Rapelje is an unincorporated community and census-Designated Place in northern Stillwater County, Montana, United States. Rapelje was named for J. M. Rapelje, general manager and vice president of the Northern Pacific Railway. Rapelje had a population of approximately 110 people as of the 2000 census. Rapelje is located 24 miles north of Columbus on Montana Secondary Highway 306.

Demographics

History

Rapelje was originally called Lake Basin due to its geographical landscape, but in 1913 it was named after J.M. Rapelje, who was one of the heads of the Northern Pacific Railroad. Rapelje was first established as a town where local railroad workers of the Northern Pacific Railway would live in the late 1800s. As more people began to work at the railroad, the town grew bigger in both size and population. They had multiple establishments such as a hotel, a grocery store, a town hall, a K-12 school, and many other things. A post office was established in 1913, and the four grain towers (which are still there today) were put in business. A railroad destination point, Rapelje developed into a reasonable town with a number of grain elevators, its own school district, an evangelical church, a cafe, and later a violin shop and clothing business. In 1980, the railroad was taken out of Rapelje, and the population declined, as well as sales and business. Businesses and residents of Rapelje largely dispersed from the town over the following decades.

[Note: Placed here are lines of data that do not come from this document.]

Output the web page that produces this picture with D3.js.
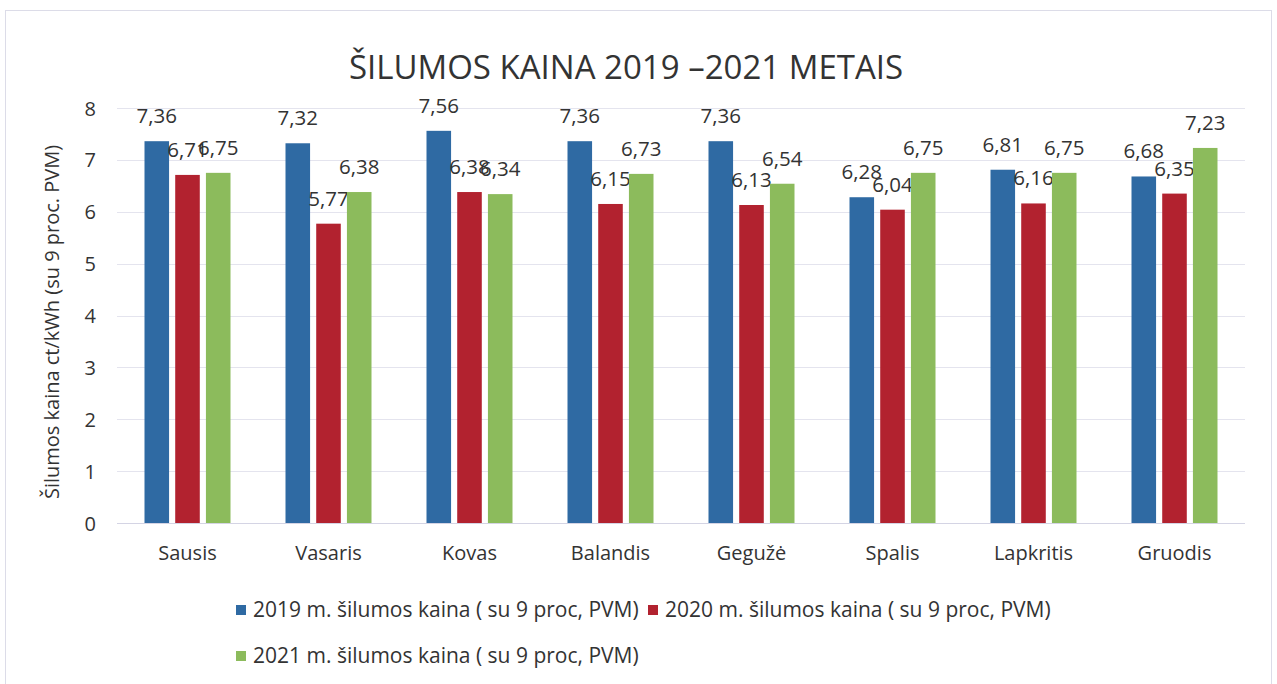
<!DOCTYPE html>
<html>
<head>
<meta charset="utf-8">
<script src="https://cdn.jsdelivr.net/npm/d3@7"></script>
<style>
  html, body { margin: 0; padding: 0; background: #fff; }
  svg { display: block; }
  text { font-family: "Open Sans", "Noto Sans", sans-serif; fill: #333; }
</style>
</head>
<body>
<svg id="chart" width="1277" height="684"></svg>
<script>
const categories = ["Sausis", "Vasaris", "Kovas", "Balandis", "Gegužė", "Spalis", "Lapkritis", "Gruodis"];
const seriesNames = [
  "2019 m. šilumos kaina ( su 9 proc, PVM)",
  "2020 m. šilumos kaina ( su 9 proc, PVM)",
  "2021 m. šilumos kaina ( su 9 proc, PVM)"
];
const values2019 = [7.36, 7.32, 7.56, 7.36, 7.36, 6.28, 6.81, 6.68];
const values2020 = [6.71, 5.77, 6.38, 6.15, 6.13, 6.04, 6.16, 6.35];
const values2021 = [6.75, 6.38, 6.34, 6.73, 6.54, 6.75, 6.75, 7.23];
const yTicks = [0, 1, 2, 3, 4, 5, 6, 7, 8];
const colors = ["#2f6aa3", "#b2222f", "#8cbb5c"];
const titleText = "ŠILUMOS KAINA 2019 –2021 METAIS";
const yTitle = "Šilumos kaina ct/kWh (su 9 proc. PVM)";

(function () {
const series = [values2019, values2020, values2021];

const svg = d3.select("#chart");
const pLeft = 117, pRight = 1245, pTop = 108, pBottom = 523;

// chart border
svg.append("rect").attr("x", 5.5).attr("y", 10.5).attr("width", 1266).attr("height", 680)
  .attr("fill", "#fff").attr("stroke", "#dcdce8").attr("stroke-width", 1);

const x = d3.scaleBand().domain(categories).range([pLeft, pRight]).paddingInner(0).paddingOuter(0);
const bandPad = 27.5;
const xs = d3.scaleBand().domain(d3.range(series.length))
  .range([bandPad, x.bandwidth() - bandPad]).paddingInner(0.2).paddingOuter(0);
const y = d3.scaleLinear().domain([0, 8]).range([pBottom, pTop]);

// gridlines
svg.append("g").selectAll("line").data(yTicks).join("line")
  .attr("x1", pLeft).attr("x2", pRight)
  .attr("y1", d => Math.round(y(d)) + 0.5).attr("y2", d => Math.round(y(d)) + 0.5)
  .attr("stroke", d => d === 0 ? "#d4d4e4" : "#e4e4ee").attr("stroke-width", 1);

// y axis labels
const yAxis = d3.axisLeft(y).tickValues(yTicks).tickSize(0).tickPadding(0).tickFormat(d3.format("d"));
const gy = svg.append("g").attr("transform", `translate(${pLeft - 21},0)`).call(yAxis);
gy.select(".domain").remove();
gy.selectAll("text").style("font-size", "20px").attr("fill", "#333").attr("dy", "0.35em");

// x axis labels
const xAxis = d3.axisBottom(x).tickSize(0).tickPadding(0);
const gx = svg.append("g").attr("transform", `translate(0,${pBottom + 20})`).call(xAxis);
gx.select(".domain").remove();
gx.selectAll("text").style("font-size", "20px").attr("fill", "#333").attr("dy", "0.85em");

// bars
series.forEach((vals, si) => {
  const g = svg.append("g");
  g.selectAll("rect").data(vals).join("rect")
    .attr("x", (d, i) => x(categories[i]) + xs(si))
    .attr("width", xs.bandwidth())
    .attr("y", d => y(d))
    .attr("height", d => y(0) - y(d))
    .attr("fill", colors[si]);
  g.selectAll("text").data(vals).join("text")
    .attr("x", (d, i) => x(categories[i]) + xs(si) + xs.bandwidth() / 2)
    .attr("y", d => y(d) - 18)
    .attr("text-anchor", "middle")
    .style("font-size", "20.5px")
    .text(d => d.toFixed(2).replace(".", ","));
});

// title
svg.append("text").attr("x", 626).attr("y", 79).attr("text-anchor", "middle")
  .style("font-size", "33px").text(titleText);

// y title
svg.append("text").attr("transform", `translate(59,${(107 + 537) / 2}) rotate(-90)`)
  .attr("text-anchor", "middle").style("font-size", "20px").text(yTitle);

// legend
const legendPos = [[236, 610], [648, 610], [236, 656]];
const lg = svg.append("g").selectAll("g").data(seriesNames).join("g")
  .attr("transform", (d, i) => `translate(${legendPos[i][0]},${legendPos[i][1]})`);
lg.append("rect").attr("x", 0).attr("y", -5).attr("width", 10).attr("height", 10)
  .attr("fill", (d, i) => colors[i]);
lg.append("text").attr("x", 17).attr("y", 0).attr("dy", "0.35em")
  .style("font-size", "21px").text(d => d);
})();
</script>
</body>
</html>
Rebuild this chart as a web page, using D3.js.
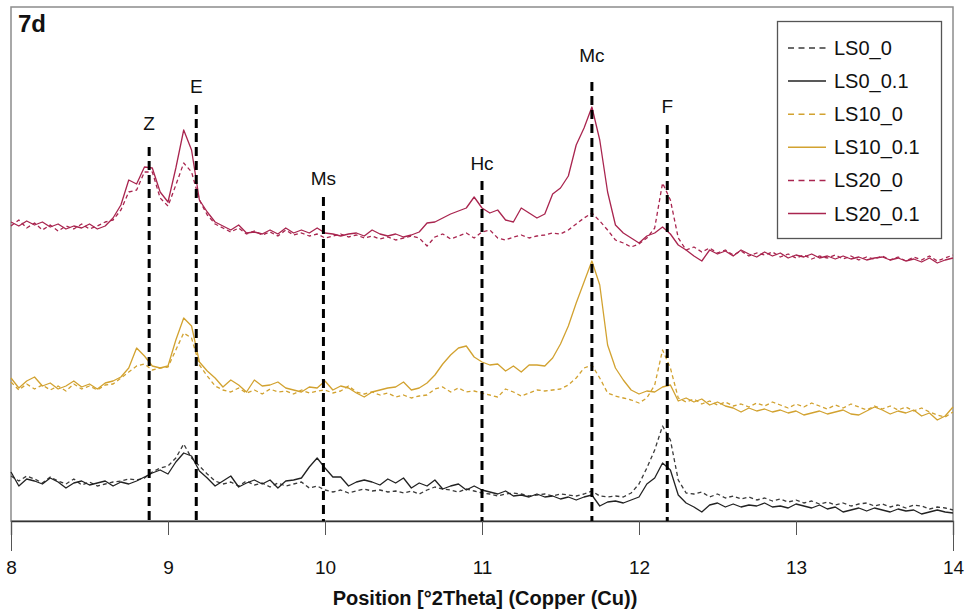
<!DOCTYPE html>
<html><head><meta charset="utf-8">
<script src="https://cdn.jsdelivr.net/npm/d3@7"></script>
<style>body{margin:0;background:#fff} svg text{font-family:"Liberation Sans",Arial,sans-serif}</style>
</head><body><svg id="c" width="969" height="612"></svg>
<script>
// 2Theta grid: 8.00 .. 14.00, step 0.05
const thetaStart = 8, thetaStep = 0.05, thetaCount = 121;

const ls0_0 = [45,40,45,42,38,44,40,37,42,36, 39,35,37,39,40,42,41,43,49,53, 55,63,77,63,55,47,40,37,39,35, 40,36,38,34,38,35,37,39,33,35, 31,
  29,31,28,30,32,30,31,29,30,28, 30,27,31,34,32,31,29,32,30,28, 27,25,27,28,27,25,26,27,25,27, 26,25,27,30,25,24,25,24,28,37, 53,
  71,95,81,41,28,27,29,24,27,23, 25,22,24,21,23,20,22,19,21,18, 20,17,19,16,18,15,17,18,15,17, 14,16,13,16,15,12,14,13,11];
const ls0_01 = [49,35,42,40,37,43,39,33,38,40, 36,38,40,35,39,37,40,44,48,51, 47,59,68,65,50,43,35,40,45,34, 38,41,37,41,33,40,41,43,54,63, 53,
  44,44,35,39,41,39,36,42,38,43, 33,38,35,41,32,35,37,31,35,31, 29,27,30,25,26,24,27,24,25,22, 24,21,24,26,15,19,20,18,21,24, 37,
  43,58,51,26,18,14,9,16,18,14, 17,14,16,15,18,14,15,13,17,15, 13,16,12,14,9,11,13,10,13,11, 9,12,10,11,7,9,11,9,8];
const ls10_0 = [139,131,137,132,136,131,135,130,137,132, 135,131,136,137,143,149,155,157,151,153, 154,171,188,183,156,145,135,131,129,133, 128,131,127,132,129,130,127,131,128,130, 131,
  128,130,135,129,127,129,126,128,124,126, 123,125,126,132,134,129,133,129,130,128, 126,124,132,129,125,128,131,130,131,132, 136,143,153,156,143,128,125,123,121,118, 123,
  136,171,153,123,119,122,117,120,116,119, 115,117,114,118,115,119,116,113,117,114, 118,115,112,116,113,117,114,111,115,112, 115,111,114,110,113,109,106,104,109];
const ls10_01 = [143,133,140,144,135,138,132,135,140,134, 137,132,138,140,144,153,173,165,155,153, 155,181,203,195,159,150,143,134,141,136, 129,141,135,136,139,133,131,129,134,133, 140,
  131,135,133,128,124,129,131,133,134,139, 131,133,138,146,157,166,173,175,164,159, 156,157,150,155,149,156,156,155,163,177, 195,218,239,260,236,176,153,141,131,127, 130,
  129,134,136,120,123,119,122,116,119,115, 113,109,113,110,112,109,111,108,110,106, 108,110,107,109,111,107,106,110,114,111, 107,110,108,111,105,108,101,105,114];
const ls20_0 = [295,301,293,298,291,296,290,295,292,297, 292,295,299,301,311,329,331,349,349,323, 315,336,358,349,321,306,297,293,289,293, 287,290,286,289,285,291,286,288,285,287, 283,
  285,287,284,286,283,285,282,284,281,283, 285,283,275,284,287,282,285,288,283,289, 291,283,281,284,286,283,285,286,288,287, 291,297,303,308,300,291,281,278,274,277, 283,
  293,338,321,283,271,274,269,273,268,271, 266,270,265,268,266,269,264,267,263,266, 262,265,263,266,262,265,261,264,262,265, 261,264,260,264,261,265,260,263,266];
const ls20_01 = [299,295,300,296,299,294,297,292,295,293, 297,292,295,303,316,341,337,354,353,329, 319,353,391,371,321,309,299,295,291,296, 288,289,287,291,287,293,288,291,288,293, 288,
  287,285,287,288,285,291,287,285,287,284, 286,289,298,299,303,307,310,313,324,313, 308,311,301,299,313,308,303,307,327,333, 345,376,393,414,381,329,296,288,283,278, 285,
  288,294,287,276,271,265,260,271,267,270, 265,271,267,264,269,265,268,263,266,264, 267,263,265,262,265,262,264,261,263,264, 261,263,260,262,259,263,258,261,263];

const seriesNames = ["LS0_0","LS0_0.1","LS10_0","LS10_0.1","LS20_0","LS20_0.1"];
const seriesValues = [ls0_0, ls0_01, ls10_0, ls10_01, ls20_0, ls20_01];
const seriesColors = ["#3a3a3a","#222222","#d2a230","#d2a230","#a9254f","#a9254f"];
const seriesDashed = [true,false,true,false,true,false];

const refNames = ["Z","E","Ms","Hc","Mc","F"];
const refPos   = [8.88, 9.18, 9.99, 11.0, 11.70, 12.18];
const refTop   = [374, 416, 324, 340, 439, 396];
const refLabel = [391, 428, 336, 351, 459, 408];

const xTicks = [8,9,10,11,12,13,14];
const xTitle = "Position [°2Theta] (Copper (Cu))";
const panelLabel = "7d";

const svg = d3.select("#c");
const x = d3.scaleLinear().domain([8,14]).range([11,953]);
const y = d3.scaleLinear().domain([0,514]).range([521,7]);
const thetas = d3.range(thetaCount).map(i => thetaStart + i*thetaStep);

// frame
svg.append("rect").attr("x",x(8)).attr("y",y(514)).attr("width",x(14)-x(8)).attr("height",y(0)-y(514))
  .attr("fill","none").attr("stroke","#8c8c8c").attr("stroke-width",1.5);

// axis
const axis = d3.axisBottom(x).tickValues(xTicks).tickSize(14).tickFormat(d3.format("d"));
const gx = svg.append("g").attr("transform",`translate(0,${y(0)})`).call(axis);
gx.select(".domain").attr("stroke","#333").attr("stroke-width",1.3);
gx.selectAll(".tick line").attr("stroke","#555").attr("y2",d => (d===8||d===14)?30:14);
gx.selectAll(".tick text").attr("y",53).attr("dy",0).attr("font-size",19).attr("fill","#111")
  .style("font-family",'"Liberation Sans",Arial,sans-serif');

svg.append("text").attr("x",(x(8)+x(14))/2+3).attr("y",605).attr("text-anchor","middle")
  .attr("font-size",20).attr("font-weight","bold").attr("fill","#111").text(xTitle);

// series
const line = d3.line().x((d,i)=>x(thetas[i])).y(d=>y(d));
seriesValues.forEach((vals,k)=>{
  svg.append("path").datum(vals).attr("d",line).attr("fill","none")
    .attr("stroke",seriesColors[k]).attr("stroke-width",1.3)
    .attr("stroke-dasharray",seriesDashed[k]?"4,3":null)
    .attr("stroke-linejoin","round");
});

// reference lines
refNames.forEach((n,i)=>{
  svg.append("line").attr("x1",x(refPos[i])).attr("x2",x(refPos[i]))
    .attr("y1",y(refTop[i])).attr("y2",y(0)).attr("stroke","#000").attr("stroke-width",3)
    .attr("stroke-dasharray","9,5");
  svg.append("text").attr("x",x(refPos[i])).attr("y",y(refLabel[i])).attr("text-anchor","middle")
    .attr("font-size",19).attr("fill","#111").text(n);
});

// panel label
svg.append("text").attr("x",18).attr("y",32).attr("font-size",24).attr("font-weight","bold").attr("fill","#111").text(panelLabel);

// legend
const lg = svg.append("g");
lg.append("rect").attr("x",777.5).attr("y",21.5).attr("width",164).attr("height",217)
  .attr("fill","#fff").attr("stroke","#555").attr("stroke-width",1.3);
seriesNames.forEach((n,k)=>{
  const cy = 48 + k*33.1;
  lg.append("line").attr("x1",788).attr("x2",826).attr("y1",cy).attr("y2",cy)
    .attr("stroke",seriesColors[k]).attr("stroke-width",1.5)
    .attr("stroke-dasharray",seriesDashed[k]?"6,4.5":null);
  lg.append("text").attr("x",834).attr("y",cy+7).attr("font-size",20).attr("fill","#111").text(n);
});
</script></body></html>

The hotel burned down, the town hall was removed, and the grocery store was closed.

24 Hours of Rapelje 
The 24 Hours of Rapelje is a USA Cycling sanctioned endurance mountain bike race held on the weekend in June closest to the summer solstice.  The race is coordinated by the local volunteers.

Climate
According to the Köppen Climate Classification system, Rapelje had a semi-arid climate, abbreviated "BSk" on climate maps.

Education
Rapelje School District educates students from kindergarten through 12th grade. Rapelje High School's team name is the Renegades.